- **Records to process**
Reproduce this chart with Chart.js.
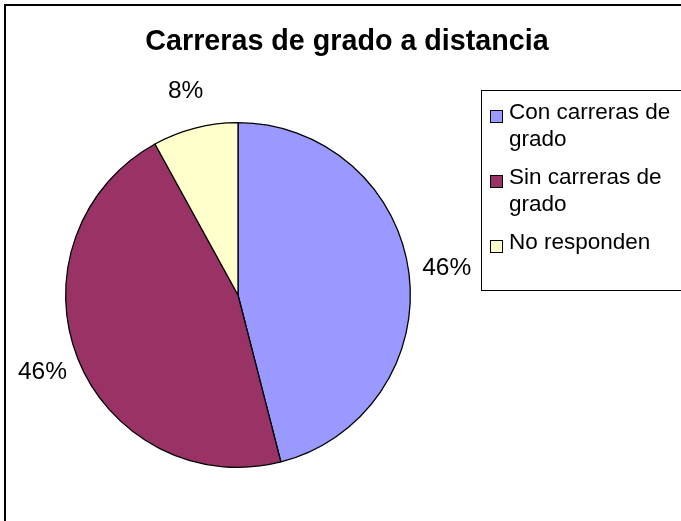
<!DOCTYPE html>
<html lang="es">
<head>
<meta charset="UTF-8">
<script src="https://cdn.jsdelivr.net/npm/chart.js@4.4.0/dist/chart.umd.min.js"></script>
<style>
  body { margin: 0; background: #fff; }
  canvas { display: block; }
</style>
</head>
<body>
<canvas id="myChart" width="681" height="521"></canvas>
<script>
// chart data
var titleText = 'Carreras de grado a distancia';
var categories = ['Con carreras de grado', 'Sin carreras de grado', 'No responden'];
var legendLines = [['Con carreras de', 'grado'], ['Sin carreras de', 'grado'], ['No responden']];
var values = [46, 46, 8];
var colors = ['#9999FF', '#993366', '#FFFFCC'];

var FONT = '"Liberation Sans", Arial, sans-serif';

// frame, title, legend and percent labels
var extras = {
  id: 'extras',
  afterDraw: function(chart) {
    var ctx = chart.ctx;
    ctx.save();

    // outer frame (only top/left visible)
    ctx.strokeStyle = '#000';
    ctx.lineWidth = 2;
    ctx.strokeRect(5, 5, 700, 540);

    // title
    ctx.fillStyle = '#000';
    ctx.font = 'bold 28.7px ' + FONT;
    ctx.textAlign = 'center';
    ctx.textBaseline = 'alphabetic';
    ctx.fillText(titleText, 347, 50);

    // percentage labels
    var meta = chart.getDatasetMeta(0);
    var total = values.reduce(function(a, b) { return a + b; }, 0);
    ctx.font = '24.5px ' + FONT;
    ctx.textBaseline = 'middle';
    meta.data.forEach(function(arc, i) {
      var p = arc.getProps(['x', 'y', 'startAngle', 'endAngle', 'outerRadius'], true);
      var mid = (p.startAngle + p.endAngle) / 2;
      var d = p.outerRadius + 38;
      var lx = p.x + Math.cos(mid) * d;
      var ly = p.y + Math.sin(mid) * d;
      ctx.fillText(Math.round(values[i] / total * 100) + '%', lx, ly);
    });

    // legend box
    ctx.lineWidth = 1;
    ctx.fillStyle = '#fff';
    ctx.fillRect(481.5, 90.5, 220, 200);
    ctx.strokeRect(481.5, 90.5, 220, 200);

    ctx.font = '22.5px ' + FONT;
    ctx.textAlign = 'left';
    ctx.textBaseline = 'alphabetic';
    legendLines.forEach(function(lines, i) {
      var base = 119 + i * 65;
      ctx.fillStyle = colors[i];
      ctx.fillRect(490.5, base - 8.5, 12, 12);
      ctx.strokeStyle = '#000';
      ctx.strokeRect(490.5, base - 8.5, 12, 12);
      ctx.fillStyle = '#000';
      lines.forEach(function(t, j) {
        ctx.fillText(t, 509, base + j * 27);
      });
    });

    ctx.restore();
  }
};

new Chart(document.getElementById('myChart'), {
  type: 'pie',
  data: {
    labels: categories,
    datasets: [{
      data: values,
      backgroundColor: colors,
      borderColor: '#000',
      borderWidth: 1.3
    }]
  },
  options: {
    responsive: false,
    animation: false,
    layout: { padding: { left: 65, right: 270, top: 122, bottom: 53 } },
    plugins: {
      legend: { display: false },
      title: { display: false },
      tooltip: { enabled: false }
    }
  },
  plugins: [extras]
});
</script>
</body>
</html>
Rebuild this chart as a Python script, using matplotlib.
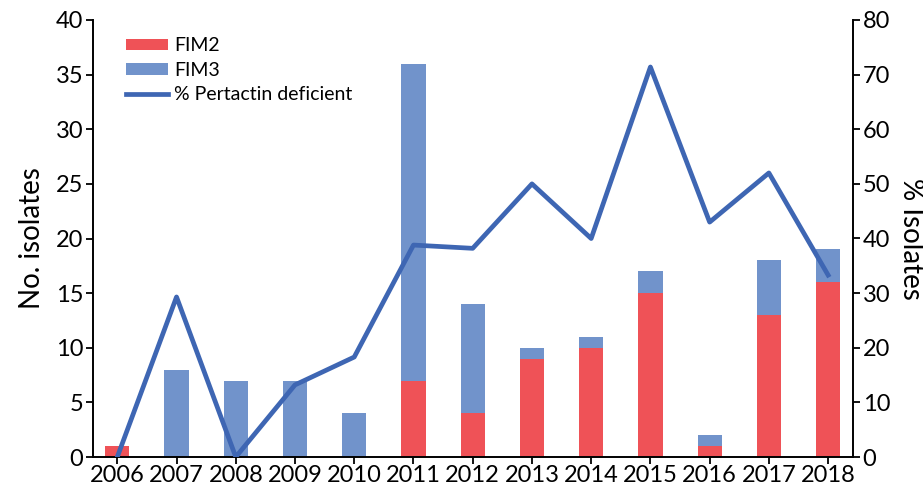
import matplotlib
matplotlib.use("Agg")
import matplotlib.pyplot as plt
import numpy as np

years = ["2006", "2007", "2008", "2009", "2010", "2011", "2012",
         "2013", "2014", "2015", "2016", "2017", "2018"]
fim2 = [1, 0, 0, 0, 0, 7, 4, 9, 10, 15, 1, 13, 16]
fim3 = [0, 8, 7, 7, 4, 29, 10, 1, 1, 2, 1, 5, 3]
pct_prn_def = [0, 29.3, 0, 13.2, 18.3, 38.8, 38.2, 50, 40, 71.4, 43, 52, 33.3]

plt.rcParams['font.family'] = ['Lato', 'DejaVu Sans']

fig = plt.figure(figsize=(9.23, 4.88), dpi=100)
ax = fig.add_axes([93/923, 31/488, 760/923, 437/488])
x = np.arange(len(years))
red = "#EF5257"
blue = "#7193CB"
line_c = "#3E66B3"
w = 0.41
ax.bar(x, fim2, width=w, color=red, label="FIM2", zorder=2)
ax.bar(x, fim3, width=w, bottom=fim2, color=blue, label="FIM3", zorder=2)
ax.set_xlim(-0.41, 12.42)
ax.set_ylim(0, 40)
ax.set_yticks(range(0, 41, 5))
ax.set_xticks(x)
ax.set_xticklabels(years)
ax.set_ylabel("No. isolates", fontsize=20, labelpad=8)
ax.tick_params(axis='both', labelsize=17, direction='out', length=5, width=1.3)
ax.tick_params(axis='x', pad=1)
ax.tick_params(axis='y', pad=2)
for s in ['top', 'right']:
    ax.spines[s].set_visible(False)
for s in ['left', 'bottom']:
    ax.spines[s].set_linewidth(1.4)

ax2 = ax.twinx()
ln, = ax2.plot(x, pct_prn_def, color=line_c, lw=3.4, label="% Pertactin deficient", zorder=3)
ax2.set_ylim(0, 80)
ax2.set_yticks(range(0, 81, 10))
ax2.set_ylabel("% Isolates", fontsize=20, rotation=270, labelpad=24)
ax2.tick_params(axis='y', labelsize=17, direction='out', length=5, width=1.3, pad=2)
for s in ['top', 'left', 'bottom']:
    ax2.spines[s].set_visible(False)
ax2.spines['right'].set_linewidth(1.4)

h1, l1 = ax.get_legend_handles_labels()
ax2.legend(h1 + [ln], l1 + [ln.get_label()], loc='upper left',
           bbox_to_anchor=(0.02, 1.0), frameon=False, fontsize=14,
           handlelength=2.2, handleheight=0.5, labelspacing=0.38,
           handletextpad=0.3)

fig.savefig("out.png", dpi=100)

- **Brief**
Output nothing except the lines from the one containing "Rebuild this chart" through the one containing "ax.spines[s].set_linewidth(1.4)", both kept, with the pictures removed.

- **Result of this task**
Rebuild this chart as a Python script, using matplotlib.
import matplotlib
matplotlib.use("Agg")
import matplotlib.pyplot as plt
import numpy as np

years = ["2006", "2007", "2008", "2009", "2010", "2011", "2012",
         "2013", "2014", "2015", "2016", "2017", "2018"]
fim2 = [1, 0, 0, 0, 0, 7, 4, 9, 10, 15, 1, 13, 16]
fim3 = [0, 8, 7, 7, 4, 29, 10, 1, 1, 2, 1, 5, 3]
pct_prn_def = [0, 29.3, 0, 13.2, 18.3, 38.8, 38.2, 50, 40, 71.4, 43, 52, 33.3]

plt.rcParams['font.family'] = ['Lato', 'DejaVu Sans']

fig = plt.figure(figsize=(9.23, 4.88), dpi=100)
ax = fig.add_axes([93/923, 31/488, 760/923, 437/488])
x = np.arange(len(years))
red = "#EF5257"
blue = "#7193CB"
line_c = "#3E66B3"
w = 0.41
ax.bar(x, fim2, width=w, color=red, label="FIM2", zorder=2)
ax.bar(x, fim3, width=w, bottom=fim2, color=blue, label="FIM3", zorder=2)
ax.set_xlim(-0.41, 12.42)
ax.set_ylim(0, 40)
ax.set_yticks(range(0, 41, 5))
ax.set_xticks(x)
ax.set_xticklabels(years)
ax.set_ylabel("No. isolates", fontsize=20, labelpad=8)
ax.tick_params(axis='both', labelsize=17, direction='out', length=5, width=1.3)
ax.tick_params(axis='x', pad=1)
ax.tick_params(axis='y', pad=2)
for s in ['top', 'right']:
    ax.spines[s].set_visible(False)
for s in ['left', 'bottom']:
    ax.spines[s].set_linewidth(1.4)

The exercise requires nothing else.